The blend for Coevo changes each year, as vintage dictates. The 2010 is 60% Sangiovese, 20% Petit Verdot, 10% Merlot and 10% Cabernet. The Sangiovese & Cabernet come from Castellina in Chianti while the Merlot and Petit Verdot come from Cecchi’s estate in Maremma.
|~ Andrea Cecchi and Tuscan Vine’s own Cinzia entering the Coevo Room. A carefully monitored, environmentally pristine labyrinth in the depths of the Cecchi Cellars in Castellina ~|
Recently, we checked back in with the 2010.
The 2010 Coevo is a miraculous wine. I remember how approachable it was that night at Dario’s. I remarked to Andrea at the time and he explained that “2010 was so good Giovanni, that the wines should be great from the start and remain so for many years.” That prediction seems to be bearing out with Coevo.
The 2010 is a dark purple to black color and looks great in the decanter where we left it for an hour before dinner. On the nose, the wine displays some lovely aromas that seem to be gaining complexity; black plums, licorice, grilled meat, vanilla, and coffee are delightful. On its own the wine is delicious, but Italian wine is not meant to be alone.

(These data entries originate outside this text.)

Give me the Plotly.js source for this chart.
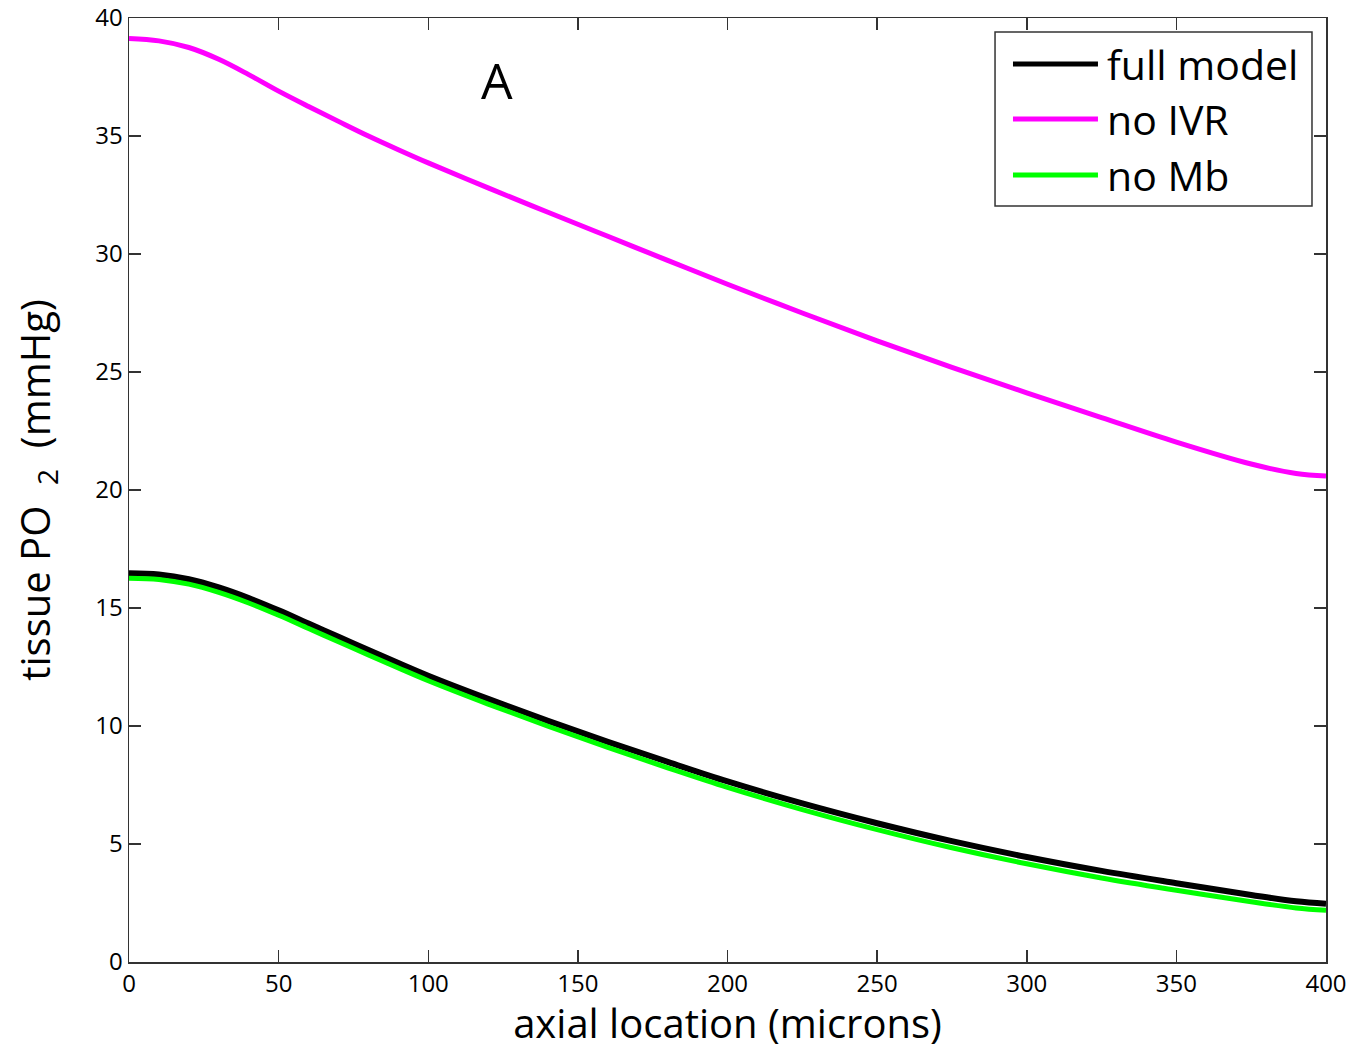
<!DOCTYPE html>
<html>
<head>
<meta charset="utf-8">
<script src="https://cdn.plot.ly/plotly-3.0.1.min.js"></script>
<style>html,body{margin:0;padding:0;background:#fff;}#chart{width:1364px;height:1050px;}</style>
</head>
<body>
<div id="chart"></div>
<script>
const axialLocation = [0, 10, 20, 30, 40, 50, 60, 70, 80, 90, 100, 120, 140, 160, 180, 200, 225, 250, 275, 300, 325, 350, 375, 390, 400];
const fullModel = [16.47, 16.42, 16.22, 15.87, 15.42, 14.9, 14.34, 13.78, 13.22, 12.67, 12.13, 11.15, 10.22, 9.33, 8.48, 7.65, 6.72, 5.88, 5.12, 4.45, 3.86, 3.34, 2.84, 2.57, 2.47];
const noIVR = [39.13, 39.03, 38.75, 38.25, 37.6, 36.9, 36.25, 35.62, 35.0, 34.42, 33.86, 32.8, 31.77, 30.75, 29.73, 28.72, 27.5, 26.32, 25.2, 24.12, 23.07, 22.03, 21.1, 20.7, 20.59];
const noMb = [16.26, 16.21, 16.01, 15.66, 15.21, 14.69, 14.13, 13.57, 13.01, 12.46, 11.92, 10.93, 9.99, 9.09, 8.23, 7.4, 6.46, 5.61, 4.84, 4.16, 3.56, 3.04, 2.55, 2.29, 2.19];
const seriesNames = ['full model', 'no IVR', 'no Mb'];
const seriesColors = ['#000000', '#ff00ff', '#00ff00'];
const xTicks = [0, 50, 100, 150, 200, 250, 300, 350, 400];
const yTicks = [0, 5, 10, 15, 20, 25, 30, 35, 40];

const font = '"Open Sans", "Noto Sans", sans-serif';
const seriesValues = [fullModel, noIVR, noMb];
const widths = [6, 5, 5];
const traces = seriesValues.map((vals, i) => ({
  x: axialLocation, y: vals, name: seriesNames[i], mode: 'lines',
  line: {color: seriesColors[i], width: widths[i], shape: 'spline', smoothing: 1}
}));

const axisCommon = {
  showgrid: false, zeroline: false, showline: true, linecolor: '#333333', linewidth: 1.5,
  mirror: 'ticks', ticks: 'inside', ticklen: 12, tickwidth: 1.5, tickcolor: '#333333',
  tickfont: {family: font, size: 24, color: '#000'}
};

// custom legend (paper coordinates) to match the long line samples of the reference
const legX0 = 0.7235, legX1 = 0.9883, legY0 = 0.8008, legY1 = 0.9852;
const rowY = [0.9513, 0.8930, 0.8337];
const shapes = [{
  type: 'rect', xref: 'paper', yref: 'paper', x0: legX0, x1: legX1, y0: legY0, y1: legY1,
  line: {color: '#333333', width: 1.5}, fillcolor: '#ffffff', layer: 'above'
}];
const annotations = [{
  x: 122.9, y: 37.37, xref: 'x', yref: 'y', text: 'A', showarrow: false,
  font: {family: font, size: 50, color: '#000'}
}];
seriesNames.forEach((nm, i) => {
  shapes.push({
    type: 'line', xref: 'paper', yref: 'paper', x0: 0.7385, x1: 0.8095, y0: rowY[i], y1: rowY[i],
    line: {color: seriesColors[i], width: 5}, layer: 'above'
  });
  annotations.push({
    xref: 'paper', yref: 'paper', x: 0.815, y: rowY[i], xanchor: 'left', yanchor: 'middle',
    text: nm, showarrow: false, font: {family: font, size: 41, color: '#000'}
  });
});

const layout = {
  width: 1364, height: 1050,
  margin: {l: 129, r: 38, t: 18, b: 88},
  paper_bgcolor: '#fff', plot_bgcolor: '#fff',
  font: {family: font, color: '#000'},
  showlegend: false,
  xaxis: Object.assign({}, axisCommon, {
    range: [0, 400], tickvals: xTicks, ticktext: xTicks.map(String), ticklabelstandoff: 0,
    title: {text: 'axial location (microns)', font: {family: font, size: 40}, standoff: 8}
  }),
  yaxis: Object.assign({}, axisCommon, {
    range: [0, 40], tickvals: yTicks, ticktext: yTicks.map(String),
    title: {text: 'tissue PO\u00A0\u00A0<sub>2</sub>\u00A0\u00A0(mmHg)', font: {family: font, size: 40}, standoff: 32}
  }),
  shapes: shapes,
  annotations: annotations
};
Plotly.newPlot('chart', traces, layout, {displayModeBar: false, staticPlot: true});
</script>
</body>
</html>
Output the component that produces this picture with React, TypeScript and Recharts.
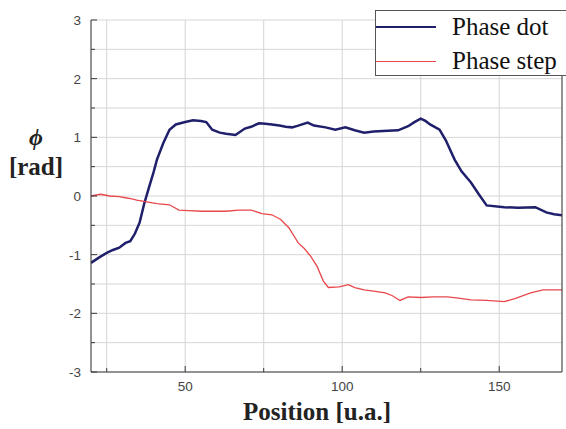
import { LineChart, Line, XAxis, YAxis, CartesianGrid } from 'recharts';

const dotX = [20, 22.5, 25, 27, 29, 31, 32.5, 34, 35.5, 37, 38.5, 40, 41, 43, 45, 47, 50, 52.5, 55, 56.7, 58.6, 61, 63, 66, 69, 71, 73.5, 75.5, 77.6, 80, 82, 84, 86, 89, 91, 94.7, 97.8, 101, 104, 107, 110, 113, 117.8, 121, 123, 125, 126.5, 128, 131, 133, 135.8, 138, 141, 143.5, 146, 151.6, 156, 161.5, 165, 167.5, 170];
const dotY = [-1.14, -1.05, -0.97, -0.92, -0.88, -0.8, -0.77, -0.64, -0.45, -0.12, 0.15, 0.42, 0.62, 0.9, 1.13, 1.22, 1.26, 1.29, 1.28, 1.26, 1.13, 1.08, 1.06, 1.04, 1.15, 1.18, 1.24, 1.23, 1.22, 1.2, 1.18, 1.17, 1.2, 1.25, 1.2, 1.17, 1.13, 1.17, 1.12, 1.08, 1.1, 1.11, 1.12, 1.19, 1.26, 1.32, 1.28, 1.22, 1.13, 0.95, 0.62, 0.42, 0.23, 0.03, -0.16, -0.19, -0.2, -0.19, -0.28, -0.31, -0.33];

const stepX = [20, 23, 26, 29, 31, 33, 34.6, 37.7, 41, 45, 48, 51, 55.4, 60, 63, 67, 71, 74.4, 77.6, 80.4, 83, 86, 88, 90, 92, 94, 95.6, 99, 102, 104, 107, 110, 113.7, 116, 118.4, 121, 125, 129, 133.6, 137, 141, 146, 151.6, 155, 160, 164, 170];
const stepY = [0, 0.03, 0, -0.01, -0.03, -0.05, -0.07, -0.1, -0.13, -0.15, -0.24, -0.25, -0.26, -0.26, -0.26, -0.24, -0.24, -0.3, -0.32, -0.4, -0.54, -0.8, -0.9, -1.03, -1.2, -1.45, -1.56, -1.55, -1.51, -1.56, -1.6, -1.62, -1.65, -1.7, -1.78, -1.72, -1.73, -1.72, -1.72, -1.74, -1.77, -1.78, -1.8, -1.75, -1.65, -1.6, -1.6];

const xTicks = [25, 50, 75, 100, 125, 150];
const xLabels = [50, 100, 150];
const yTicks = [-3, -2.5, -2, -1.5, -1, -0.5, 0, 0.5, 1, 1.5, 2, 2.5, 3];

const seriesNames = ['Phase dot', 'Phase step'];
const seriesColors = ['#1f1f6b', '#e8474c'];

const dotData = dotX.map((x, i) => ({ x, v: dotY[i] }));
const stepData = stepX.map((x, i) => ({ x, v: stepY[i] }));

const frame = '#3a3a3a';
const serif = 'Liberation Serif, Times New Roman, serif';
const tickFont = { fontFamily: 'Liberation Sans, Arial, sans-serif', fontSize: 13.5, fill: '#444' };

const BottomTick = (props: any) => {
  const { x, y, payload } = props;
  const major = xLabels.includes(payload.value);
  return (
    <g>
      <line x1={x} x2={x} y1={y - 12} y2={y - 12 - (major ? 6 : 4)} stroke={frame} />
      {major && (
        <text x={x} y={y + 7} textAnchor="middle" {...tickFont}>
          {payload.value}
        </text>
      )}
    </g>
  );
};

const TopTick = (props: any) => {
  const { x, y, payload } = props;
  const major = xLabels.includes(payload.value);
  return <line x1={x} x2={x} y1={y} y2={y + (major ? 6 : 4)} stroke={frame} />;
};

const LeftTick = (props: any) => {
  const { x, y, payload } = props;
  const major = Number.isInteger(payload.value);
  return (
    <g>
      <line x1={x + 10} x2={x + 10 + (major ? 6 : 4)} y1={y} y2={y} stroke={frame} />
      {major && (
        <text x={x} y={y + 5} textAnchor="end" {...tickFont}>
          {payload.value}
        </text>
      )}
    </g>
  );
};

const RightTick = (props: any) => {
  const { x, y, payload } = props;
  const major = Number.isInteger(payload.value);
  return <line x1={x} x2={x - (major ? 6 : 4)} y1={y} y2={y} stroke={frame} />;
};

// legend drawn as an overlay so it takes no room from the plot
const LegendBox = () => (
  <div
    style={{
      position: 'absolute',
      left: 375,
      top: 10,
      border: '1px solid #555',
      background: '#fff',
      width: 200,
      height: 64,
      fontFamily: serif,
      fontSize: 25,
      color: '#111',
    }}
  >
    {seriesNames.map((n, i) => (
      <div key={n} style={{ position: 'absolute', left: 0, top: i * 34 - 1, height: 34, display: 'flex', alignItems: 'center', whiteSpace: 'nowrap' }}>
        <div style={{ width: 60, height: 0, borderTop: `${i === 0 ? 2.5 : 1.3}px solid ${seriesColors[i]}`, marginRight: 16 }} />
        <span>{n}</span>
      </div>
    ))}
  </div>
);

export default function App() {
  return (
    <div style={{ position: 'absolute', left: 0, top: 0, width: 566, height: 429, overflow: 'hidden', background: '#fff' }}>
      <LineChart width={566} height={429} margin={{ top: 20, right: 0, left: 0, bottom: 0 }}>
        <CartesianGrid stroke="#d6d6d6" strokeWidth={1} xAxisId="b" yAxisId="l" />
        <XAxis
          xAxisId="b"
          dataKey="x"
          type="number"
          domain={[20, 170]}
          ticks={xTicks}
          interval={0}
          height={57}
          tickSize={0}
          tickMargin={12}
          stroke={frame}
          tick={<BottomTick />}
          allowDataOverflow
        />
        <XAxis
          xAxisId="t"
          orientation="top"
          dataKey="x"
          type="number"
          domain={[20, 170]}
          ticks={xTicks}
          interval={0}
          height={0}
          tickSize={0}
          tickMargin={0}
          stroke={frame}
          tick={<TopTick />}
        />
        <YAxis
          yAxisId="l"
          type="number"
          domain={[-3, 3]}
          ticks={yTicks}
          interval={0}
          width={91}
          tickSize={0}
          tickMargin={10}
          stroke={frame}
          tick={<LeftTick />}
        />
        <YAxis
          yAxisId="r"
          orientation="right"
          type="number"
          domain={[-3, 3]}
          ticks={yTicks}
          interval={0}
          width={4}
          tickSize={0}
          tickMargin={0}
          stroke={frame}
          tick={<RightTick />}
        />
        <Line
          xAxisId="b"
          yAxisId="l"
          data={dotData}
          dataKey="v"
          name={seriesNames[0]}
          type="linear"
          stroke={seriesColors[0]}
          strokeWidth={2.5}
          dot={false}
          isAnimationActive={false}
        />
        <Line
          xAxisId="b"
          yAxisId="l"
          data={stepData}
          dataKey="v"
          name={seriesNames[1]}
          type="linear"
          stroke={seriesColors[1]}
          strokeWidth={1.3}
          dot={false}
          isAnimationActive={false}
        />
      </LineChart>
      <LegendBox />
      <div style={{ position: 'absolute', left: 0, top: 124, width: 72, textAlign: 'center', fontFamily: serif, fontWeight: 'bold', fontStyle: 'italic', fontSize: 24, color: '#222' }}>
        ϕ
      </div>
      <div style={{ position: 'absolute', left: 0, top: 153, width: 72, textAlign: 'center', fontFamily: serif, fontWeight: 'bold', fontSize: 25, color: '#222' }}>
        [rad]
      </div>
      <div style={{ position: 'absolute', left: 91, top: 398, width: 452, textAlign: 'center', fontFamily: serif, fontWeight: 'bold', fontSize: 25, color: '#222' }}>
        Position [u.a.]
      </div>
    </div>
  );
}
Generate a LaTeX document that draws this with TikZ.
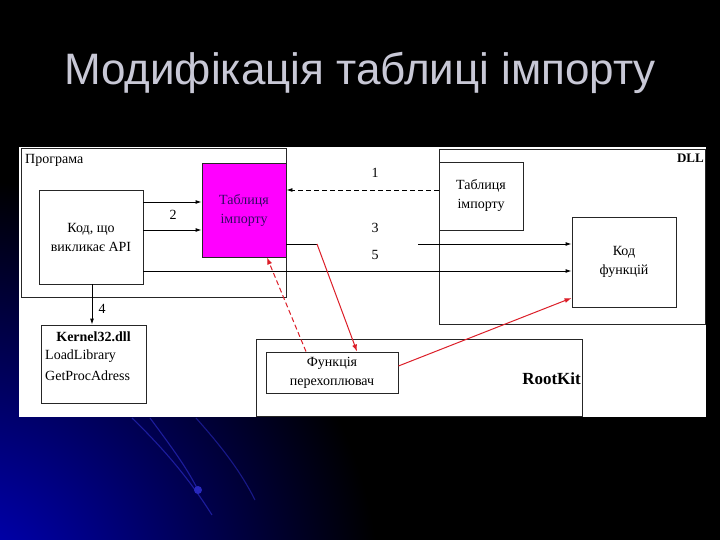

With the meal, it simply sang. The palate is full of black plum fruit that is plump, velvety and long. This is incredibly elegant and just glides over your tongue with caressing flavors that mimic the aromas. The tannins are integrated so well and just melted away like butter against the back drop of the meat. It was transformative. Dusty cocoa powder on the finish satisfies the urges of new world wine drinkers. I love this. 95 points, about $75 dollars. Shop around, prices vary.